DATASET SECTION:
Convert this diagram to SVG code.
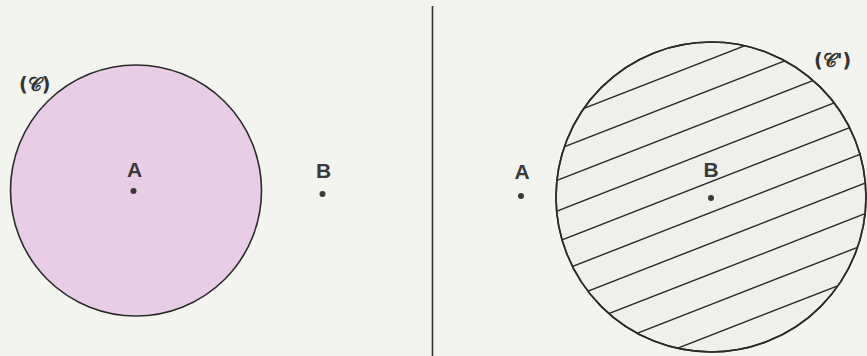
<svg xmlns="http://www.w3.org/2000/svg" width="867" height="356" viewBox="0 0 867 356">
  <defs>
    <style>
      .bg { fill: #f3f3ef; }
      .circ { stroke: #2a2a2a; stroke-width: 1.6; }
      .hatch { stroke: #2a2a2a; stroke-width: 1.4; fill: none; }
      .pt { fill: #3a3a3a; }
      .lbl { font-family: "Liberation Sans", "DejaVu Sans", sans-serif; font-weight: bold; font-size: 21px; fill: #3a3a3a; text-anchor: middle; }
      .name { font-family: "DejaVu Sans", "Noto Sans", "Liberation Serif", serif; font-weight: bold; font-size: 19px; fill: #333; }
    </style>
    <clipPath id="clipC2">
      <circle cx="711" cy="197" r="155"/>
    </clipPath>
  </defs>
  <rect class="bg" x="0" y="0" width="867" height="356"/>

  <g id="separator">
    <line x1="432.5" y1="6" x2="432.5" y2="356" stroke="#333" stroke-width="1.6"/>
  </g>

  <g id="circleC">
    <circle class="circ" cx="136" cy="190.5" r="125.5" fill="#e9cde6"/>
    <text class="name" x="19" y="91">(𝒞)</text>
  </g>

  <g id="pointA1">
    <text class="lbl" x="134.5" y="177">A</text>
    <circle class="pt" cx="133.5" cy="191" r="3"/>
  </g>

  <g id="pointB1">
    <text class="lbl" x="323.5" y="178">B</text>
    <circle class="pt" cx="322.5" cy="194" r="3"/>
  </g>

  <g id="circleC2">
    <circle class="circ" cx="711" cy="197" r="155" fill="#efefeb"/>
    <g clip-path="url(#clipC2)" class="hatch">
      <line x1="540" y1="125.6" x2="880" y2="-7"/>
      <line x1="540" y1="156.3" x2="880" y2="23.7"/>
      <line x1="540" y1="187" x2="880" y2="54.4"/>
      <line x1="540" y1="217.7" x2="880" y2="85.1"/>
      <line x1="540" y1="248.4" x2="880" y2="115.8"/>
      <line x1="540" y1="279.1" x2="880" y2="146.5"/>
      <line x1="540" y1="309.8" x2="880" y2="177.2"/>
      <line x1="540" y1="340.5" x2="880" y2="207.9"/>
      <line x1="540" y1="371.2" x2="880" y2="238.6"/>
      <line x1="540" y1="401.9" x2="880" y2="269.3"/>
    </g>
    <circle class="circ" cx="711" cy="197" r="155" fill="none"/>
    <text class="name" x="814" y="67">(𝒞')</text>
  </g>

  <g id="pointA2">
    <text class="lbl" x="522" y="179">A</text>
    <circle class="pt" cx="521" cy="196" r="3"/>
  </g>

  <g id="pointB2">
    <text class="lbl" x="711" y="177">B</text>
    <circle class="pt" cx="711" cy="198" r="3"/>
  </g>
</svg>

GOAL: Quote the data exactly, leaving every image out of the copy.

RESULT:
Convert this diagram to SVG code.
<svg xmlns="http://www.w3.org/2000/svg" width="867" height="356" viewBox="0 0 867 356">
  <defs>
    <style>
      .bg { fill: #f3f3ef; }
      .circ { stroke: #2a2a2a; stroke-width: 1.6; }
      .hatch { stroke: #2a2a2a; stroke-width: 1.4; fill: none; }
      .pt { fill: #3a3a3a; }
      .lbl { font-family: "Liberation Sans", "DejaVu Sans", sans-serif; font-weight: bold; font-size: 21px; fill: #3a3a3a; text-anchor: middle; }
      .name { font-family: "DejaVu Sans", "Noto Sans", "Liberation Serif", serif; font-weight: bold; font-size: 19px; fill: #333; }
    </style>
    <clipPath id="clipC2">
      <circle cx="711" cy="197" r="155"/>
    </clipPath>
  </defs>
  <rect class="bg" x="0" y="0" width="867" height="356"/>

  <g id="separator">
    <line x1="432.5" y1="6" x2="432.5" y2="356" stroke="#333" stroke-width="1.6"/>
  </g>

  <g id="circleC">
    <circle class="circ" cx="136" cy="190.5" r="125.5" fill="#e9cde6"/>
    <text class="name" x="19" y="91">(𝒞)</text>
  </g>

  <g id="pointA1">
    <text class="lbl" x="134.5" y="177">A</text>
    <circle class="pt" cx="133.5" cy="191" r="3"/>
  </g>

  <g id="pointB1">
    <text class="lbl" x="323.5" y="178">B</text>
    <circle class="pt" cx="322.5" cy="194" r="3"/>
  </g>

  <g id="circleC2">
    <circle class="circ" cx="711" cy="197" r="155" fill="#efefeb"/>
    <g clip-path="url(#clipC2)" class="hatch">
      <line x1="540" y1="125.6" x2="880" y2="-7"/>
      <line x1="540" y1="156.3" x2="880" y2="23.7"/>
      <line x1="540" y1="187" x2="880" y2="54.4"/>
      <line x1="540" y1="217.7" x2="880" y2="85.1"/>
      <line x1="540" y1="248.4" x2="880" y2="115.8"/>
      <line x1="540" y1="279.1" x2="880" y2="146.5"/>
      <line x1="540" y1="309.8" x2="880" y2="177.2"/>
      <line x1="540" y1="340.5" x2="880" y2="207.9"/>
      <line x1="540" y1="371.2" x2="880" y2="238.6"/>
      <line x1="540" y1="401.9" x2="880" y2="269.3"/>
    </g>
    <circle class="circ" cx="711" cy="197" r="155" fill="none"/>
    <text class="name" x="814" y="67">(𝒞')</text>
  </g>

  <g id="pointA2">
    <text class="lbl" x="522" y="179">A</text>
    <circle class="pt" cx="521" cy="196" r="3"/>
  </g>

  <g id="pointB2">
    <text class="lbl" x="711" y="177">B</text>
    <circle class="pt" cx="711" cy="198" r="3"/>
  </g>
</svg>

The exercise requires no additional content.